The incident, which occurred at about 9:16 a.m. near Asham Station, involved the KA-2 service travelling from Rigasa to Idu. According to an interim report released by the Nigerian Railway Corporation (NRC), a loud bang was heard as the power car and a trailing locomotive collided with one of the coaches.

Preliminary findings indicate that the incident may have been caused by a fault in one or more couplers, leading to a possible disconnection within the train formation.
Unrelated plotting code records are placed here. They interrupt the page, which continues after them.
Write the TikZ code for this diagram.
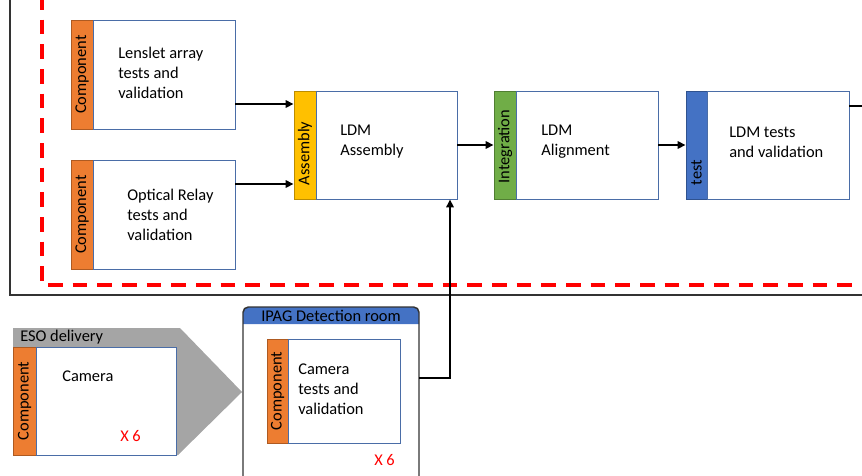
\documentclass[tikz,border=0pt]{standalone}
\usepackage{fontspec}
\setmainfont{Carlito}
\usetikzlibrary{fit,arrows.meta,calc}
\definecolor{orng}{HTML}{ED7D31}
\definecolor{orngd}{HTML}{AE5A21}
\definecolor{yell}{HTML}{FFC000}
\definecolor{yelld}{HTML}{BC8C00}
\definecolor{grn}{HTML}{70AD47}
\definecolor{grnd}{HTML}{507E32}
\definecolor{blu}{HTML}{4472C4}
\definecolor{blud}{HTML}{2F528F}
\definecolor{gry}{HTML}{A5A5A5}
\definecolor{boxline}{HTML}{4A6DA7}
\tikzset{
  box/.style={draw=boxline, line width=0.6pt, fill=white, inner sep=0pt},
  bar/.style={line width=0.6pt, inner sep=0pt},
  txt/.style={align=left, anchor=west, inner sep=0pt, text=black},
  vlab/.style={rotate=90, inner sep=0pt, text=black},
  arr/.style={line width=1.5pt, -{Triangle[length=6pt,width=5.5pt]}},
  redx/.style={text=red, inner sep=0pt, anchor=west}
}
\begin{document}
\begin{tikzpicture}[x=0.75pt,y=-0.75pt, font=\fontsize{12.3}{15}\selectfont]
\useasboundingbox (0,0) rectangle (862,475);
% outer frame
\draw[line width=1.2pt, black!80] (10,-5) -- (10,295) -- (870,295);
% red dashed frame
\draw[red, line width=2.5pt, dash pattern=on 11pt off 7.5pt] (42,-5) -- (42,285) -- (870,285);

% boxes
\node[bar, draw=orngd, fill=orng, fit={(71,20)(93,129)}] (lensbar) {};
\node[box, fit={(93,20)(235,129)}] (lens) {};
\node[vlab] at (lensbar.center) {Component};
\node[txt] at (118,73) {Lenslet array\\tests and\\validation};

\node[bar, draw=orngd, fill=orng, fit={(71,160)(93,269)}] (relaybar) {};
\node[box, fit={(93,160)(235,269)}] (relay) {};
\node[vlab] at (relaybar.center) {Component};
\node[txt] at (127,215) {Optical Relay\\tests and\\validation};

\node[bar, draw=yelld, fill=yell, fit={(294,91)(316,199)}] (asmbar) {};
\node[box, fit={(316,91)(457,199)}] (asm) {};
\node[vlab, anchor=west] at ($(asmbar.south)+(0,-14)$) {Assembly};
\node[txt] at (340,142) {LDM\\Assembly};

\node[bar, draw=grnd, fill=grn, fit={(494,91)(516,199)}] (intbar) {};
\node[box, fit={(516,91)(658,199)}] (int) {};
\node[vlab, anchor=west] at ($(intbar.south)+(0,-16)$) {Integration};
\node[txt] at (541,142) {LDM\\Alignment};

\node[bar, draw=blud, fill=blu, fit={(686,91)(707,199)}] (testbar) {};
\node[box, fit={(707,91)(849,199)}] (test) {};
\node[vlab, anchor=west] at ($(testbar.south)+(0,-14)$) {test};
\node[txt] at (729,142) {LDM tests\\and validation};

\coordinate (rightend) at (870,106);

% arrows top
\draw[arr] (lens.east |- 0,104) -- (asmbar.west |- 0,104);
\draw[arr] (relay.east |- 0,184) -- (asmbar.west |- 0,184);
\draw[arr] (asm.east) -- (intbar.west);
\draw[arr] (int.east) -- (testbar.west);
\draw[line width=1.5pt] (test.east |- rightend) -- (rightend);

% ESO delivery
\fill[gry] (13,328) -- (180,328) -- (242,392) -- (178,455) -- (13,455) -- cycle;
\node[txt] at (20,337) {ESO delivery};
\node[bar, draw=orngd, fill=orng, fit={(13,347)(36,455)}] (esobar) {};
\node[box, fit={(36,347)(176,455)}] (eso) {};
\node[vlab] at (esobar.center) {Component};
\node[txt] at (62,376) {Camera};
\node[redx] at (120,436) {X 6};

% IPAG
\fill[blu] (243,324) {[rounded corners=4pt] -- (243,307) -- (419,307)} -- (419,324) -- cycle;
\draw[line width=1.1pt, black!80, rounded corners=4pt] (243,485) -- (243,307) -- (419,307) -- (419,485);
\node[inner sep=0pt, fit={(243,307)(419,475)}] (ipag) {};
\node[inner sep=0pt, text=black] at (331,316) {IPAG Detection room};
\node[bar, draw=orngd, fill=orng, fit={(267,339)(288,443)}] (cambar) {};
\node[box, fit={(288,339)(400,443)}] (cam) {};
\node[vlab] at (cambar.center) {Component};
\node[txt] at (298,389) {Camera\\tests and\\validation};
\node[redx] at (374,460) {X 6};

% connector camera -> assembly
\coordinate (bend) at (450,378);
\draw[arr] (ipag.east |- bend) -- (bend) -- (bend |- asm.south);
\end{tikzpicture}
\end{document}
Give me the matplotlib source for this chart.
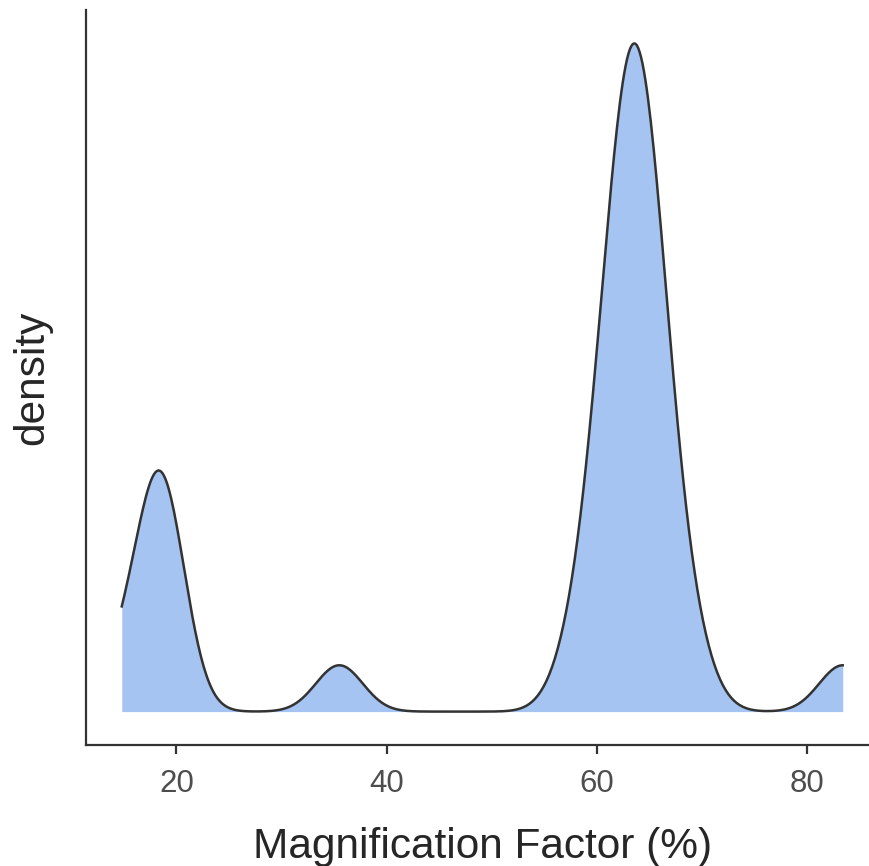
import matplotlib
matplotlib.use("Agg")
import matplotlib.pyplot as plt
import numpy as np

plt.rcParams["font.family"] = ["Liberation Sans", "DejaVu Sans"]

# magnification factor samples (%)
low_group = [14.8, 18.0, 18.3, 18.5, 18.8, 19.0]
mid_group = [35.5]
main_group = [58, 60, 61, 61, 62, 62, 62, 63, 63, 63, 64, 64, 64, 64,
              65, 65, 65, 66, 66, 67, 69]
high_group = [83.4]
bandwidth = 2.23

values = np.array(low_group + mid_group + main_group + high_group, dtype=float)

# gaussian kde over the data range (like geom_density)
xs = np.linspace(values.min(), values.max(), 512)
dens = np.exp(-0.5 * ((xs[:, None] - values[None, :]) / bandwidth) ** 2).sum(axis=1)
dens = dens / (len(values) * bandwidth * np.sqrt(2 * np.pi))

fig = plt.figure(figsize=(8.7, 8.66), dpi=100)
span = values.max() - values.min()
xlo = values.min() - 0.05 * span
xhi = values.max() + 0.05 * span
ax = fig.add_axes([85.7 / 870, 121 / 866, (xhi - xlo) * 10.51 / 870, 735 / 866])

ax.fill_between(xs, 0, dens, color="#a6c4f1", linewidth=0)
ax.plot(xs, dens, color="#333333", linewidth=1.8)

ax.set_xlim(xlo, xhi)
ax.set_ylim(-0.05 * dens.max(), 1.05 * dens.max())
ax.set_xticks([20, 40, 60, 80])
ax.set_yticks([])

for s in ["top", "right"]:
    ax.spines[s].set_visible(False)
for s in ["left", "bottom"]:
    ax.spines[s].set_color("#333333")
    ax.spines[s].set_linewidth(1.6)

ax.tick_params(axis="x", length=6.5, width=1.6, color="#333333",
               labelsize=22.5, labelcolor="#4d4d4d", pad=11)
ax.set_xlabel("Magnification Factor (%)", fontsize=30.5, color="#262626", labelpad=20)
ax.set_ylabel("density", fontsize=30.5, color="#262626", labelpad=24)

fig.savefig("out.png", dpi=100)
However, authorities confirmed that none of the coaches derailed.

The train had earlier departed Rigasa Station at 7:15 a.m., arriving at Jere slightly ahead of schedule before departing a few minutes later after an additional locomotive was coupled to improve operational resilience.

Following the incident, affected components—including a locomotive, power car, and one passenger coach—were detached from the train to allow the journey to continue safely.

A total of 481 people were onboard at the time, including passengers, crew members, security personnel, vendors, cleaners, and other service providers. Of the 459 passengers booked for the trip, 429 were confirmed to have boarded.

Despite the disruption, the train resumed movement at about 9:42 a.m., arriving in Kubwa at 10:10 a.m. and terminating at Idu Station at 10:39 a.m., with an overall delay of approximately 38 minutes.

The NRC stated that injured persons included passengers, staff, and security personnel, although details of the severity of injuries were not fully disclosed.

Train services on the route were later restored the same day, with subsequent trips resuming operations, albeit with delays. The Managing Director of the NRC, Kayode Opeifa, was onboard one of the recovery services to monitor the situation.

The corporation assured the public that a full investigation is underway to determine the exact cause of the incident and to prevent future occurrences.